The issue is that investors aren’t looking at 2019, or 2016. They’re looking at 2020 and beyond. To some investors, that might present an opportunity. To others, it explains why the CAT stock price continues to fall and may have further to go.

The Cyclical CAT

Along with John Deere (NYSE:DE), Caterpillar is one of the most widely-held cyclical stocks. That’s been particularly true this decade. Back in 2012, the company generated nearly $66 billion in revenue. That year, the so-called commodity supercycle driven in part by Chinese growth peaked, and Caterpillar sold billions of dollars of equipment to miners worldwide. Commodity prices collapsed, demand dried up, and the overhang of barely used equipment pressured sales for years.

Indeed, Caterpillar’s Resource Industries segment saw revenue drop by over 70 percent between 2012 and 2016. Operating profit went from over $4 billion to a loss of $1 billion. That business now has recovered – but a $1.6 billion profit in 2018 obviously sits well below early-decade peaks.

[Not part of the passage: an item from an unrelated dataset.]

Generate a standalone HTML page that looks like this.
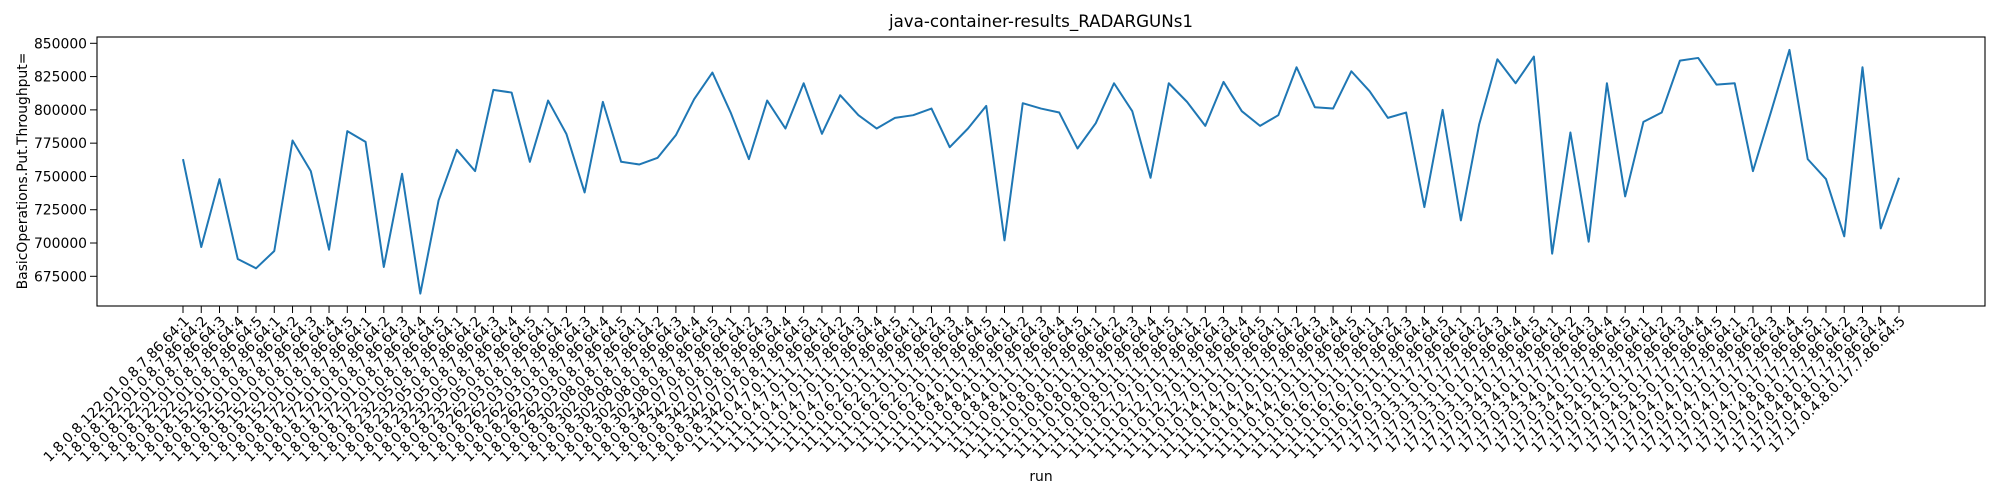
<!DOCTYPE html>
<html><head><meta charset="utf-8"><style>
html,body{margin:0;padding:0;background:#fff;}
svg{display:block;font-family:"DejaVu Sans","Liberation Sans",sans-serif;}
</style></head><body>
<svg id="chart" width="2000" height="500" xmlns="http://www.w3.org/2000/svg">
<text x="1041" y="27" font-size="16.7" text-anchor="middle">java-container-results_RADARGUNs1</text>
<text transform="translate(27,171) rotate(-90)" font-size="13.9" text-anchor="middle">BasicOperations.Put.Throughput=</text>
<text x="1041" y="481" font-size="13.9" text-anchor="middle">run</text>
<g id="yticks"></g>
<g id="xticks"></g>
<polyline id="series" fill="none" stroke="#1f77b4" stroke-width="2" stroke-linejoin="round"/>
<rect x="97" y="37" width="1888" height="269" fill="none" stroke="#000" stroke-width="1.1"/>
</svg>
<script>
const groups = ["1.8.0.8.122.01.0.8.7.86.64","1.8.0.8.152.01.0.8.7.86.64","1.8.0.8.172.01.0.8.7.86.64","1.8.0.8.232.05.0.8.7.86.64","1.8.0.8.262.03.0.8.7.86.64","1.8.0.8.302.08.0.8.7.86.64","1.8.0.8.342.07.0.8.7.86.64","11.11.0.4.7.0.11.7.86.64","11.11.0.6.2.0.11.7.86.64","11.11.0.8.4.0.11.7.86.64","11.11.0.10.8.0.11.7.86.64","11.11.0.12.7.0.11.7.86.64","11.11.0.14.7.0.11.7.86.64","11.11.0.16.7.0.11.7.86.64","17.17.0.3.1.0.17.7.86.64","17.17.0.3.4.0.17.7.86.64","17.17.0.4.5.0.17.7.86.64","17.17.0.4.7.0.17.7.86.64","17.17.0.4.8.0.17.7.86.64"];
const runs = [1,2,3,4,5];
const values = [763000,697000,748000,688000,681000,694000,777000,754000,695000,784000,776000,682000,752000,662000,732000,770000,754000,815000,813000,761000,807000,782000,738000,806000,761000,759000,764000,781000,808000,828000,798000,763000,807000,786000,820000,782000,811000,796000,786000,794000,796000,801000,772000,786000,803000,702000,805000,801000,798000,771000,790000,820000,799000,749000,820000,806000,788000,821000,799000,788000,796000,832000,802000,801000,829000,814000,794000,798000,727000,800000,717000,789000,838000,820000,840000,692000,783000,701000,820000,735000,791000,798000,837000,839000,819000,820000,754000,799000,845000,763000,748000,705000,832000,711000,749000];
const yTicks = [675000,700000,725000,750000,775000,800000,825000,850000];
const NS="http://www.w3.org/2000/svg";
const categories=[];
groups.forEach(g=>runs.forEach(r=>categories.push(g+":"+r)));
const x0=183,x1=1899;
function xs(i){return x0+i*(x1-x0)/(values.length-1);}
function ys(v){return 43.3+(850000-v)*(233/175000);}
const yg=document.getElementById('yticks');
yTicks.forEach(t=>{
  const y=ys(t);
  const l=document.createElementNS(NS,'line');
  
  
  l.setAttribute('x1',90);l.setAttribute('x2',97);l.setAttribute('y1',y);l.setAttribute('y2',y);l.setAttribute('stroke','#000');
  yg.appendChild(l);
  const tx=document.createElementNS(NS,'text');
  
  
  tx.setAttribute('x',87);tx.setAttribute('y',y+5);tx.setAttribute('font-size','13.9');tx.setAttribute('text-anchor','end');
  tx.textContent=t;
  yg.appendChild(tx);
});
const xg=document.getElementById('xticks');
for(let i=0;i<values.length;i++){
  const x=xs(i);
  const l=document.createElementNS(NS,'line');
  
  
  l.setAttribute('x1',x);l.setAttribute('x2',x);l.setAttribute('y1',306);l.setAttribute('y2',313);l.setAttribute('stroke','#000');
  xg.appendChild(l);
  const tx=document.createElementNS(NS,'text');
  
  
  tx.setAttribute('font-size','13.9');tx.setAttribute('text-anchor','end');
  tx.setAttribute('transform','translate('+(x+7)+',322) rotate(-45)');
  tx.textContent=categories[i]||'';
  xg.appendChild(tx);
}
document.getElementById('series').setAttribute('points',values.map((v,i)=>xs(i)+','+ys(v)).join(' '));
</script>
</body></html>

That volatility explains, at least in part, why Caterpillar stock looks so cheap at the moment. Investors always know Caterpillar is a cyclical play, but the roller-coaster ride of this decade remains fresh in their memories. In theory, a cyclical stock should see its earnings multiple expand at the bottom as was the case in 2016 when savvy investors started buying CAT stock ahead of its rebound.